● **To be done**:
What is the number of lines containing the word "matplotlib"? Give that number alone.

● **Collected material**:
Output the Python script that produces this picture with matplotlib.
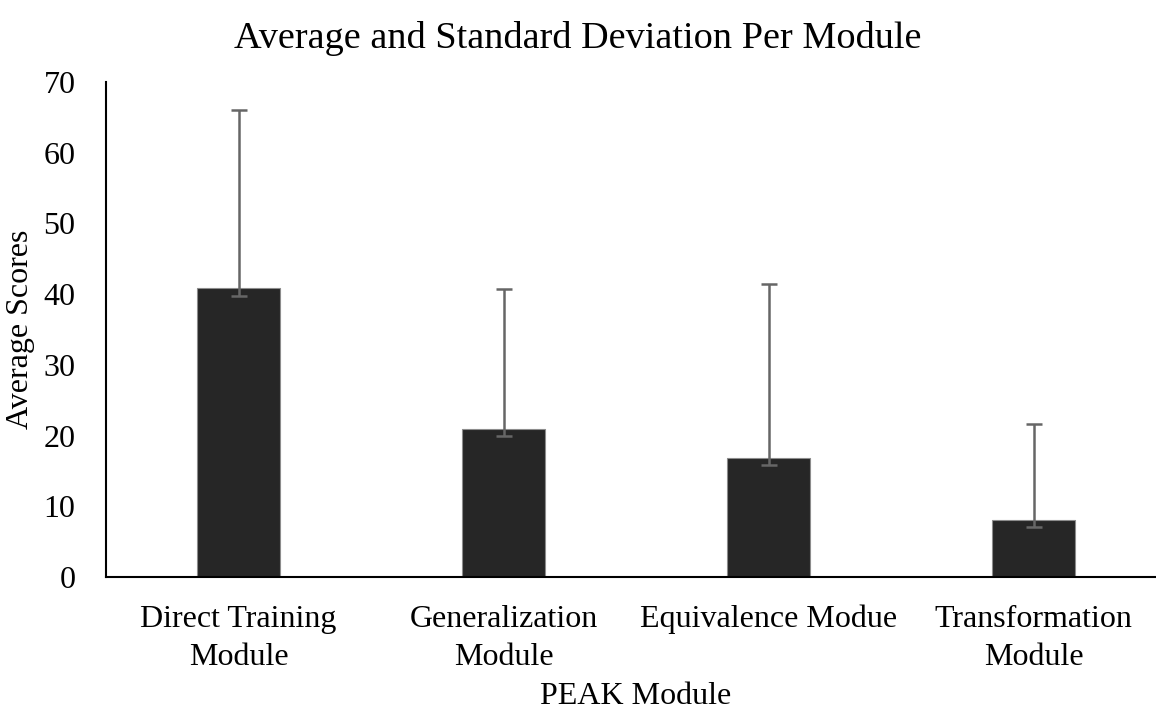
import numpy as np
import matplotlib
matplotlib.use('Agg')
from matplotlib import pyplot as plt

plt.rcParams['font.family'] = ['Liberation Serif', 'DejaVu Serif']

modules = ['Direct Training\nModule', 'Generalization\nModule',
           'Equivalence Modue', 'Transformation\nModule']
averages = [40.9, 21.0, 16.8, 8.0]
err_low = [1.1, 1.0, 1.0, 0.9]
err_high = [25.2, 19.7, 24.6, 13.7]

fig = plt.figure(figsize=(11.56, 7.12), dpi=100)
ax = fig.add_axes([0.0917, 0.1896, 0.9170, 0.6952])

x = np.arange(len(modules))
ax.bar(x, averages, width=0.31, color='#262626', edgecolor='#8c8c8c', linewidth=0.8, zorder=2)
ax.errorbar(x, averages, yerr=[err_low, err_high], fmt='none', ecolor='#666666',
            elinewidth=1.8, capsize=6, capthick=1.8, zorder=3)

ax.set_xlim(-0.5, 3.5)
ax.set_ylim(0, 70)
ax.set_yticks(range(0, 71, 10))
ax.set_xticks(x)
ax.set_xticklabels(modules, fontsize=23, linespacing=1.4)
ax.tick_params(axis='y', labelsize=23, length=0, pad=22)
ax.tick_params(axis='x', length=0, pad=20)

for s in ['top', 'right']:
    ax.spines[s].set_visible(False)
for s in ['left', 'bottom']:
    ax.spines[s].set_linewidth(1.5)

ax.set_ylabel('Average Scores', fontsize=23)
ax.yaxis.set_label_coords(-0.067, 0.5)
ax.set_xlabel('PEAK Module', fontsize=23)
ax.xaxis.set_label_coords(0.5, -0.212)
fig.suptitle('Average and Standard Deviation Per Module', fontsize=27.5, y=0.97)

plt.savefig('out.png', dpi=100)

● **Answer**:
4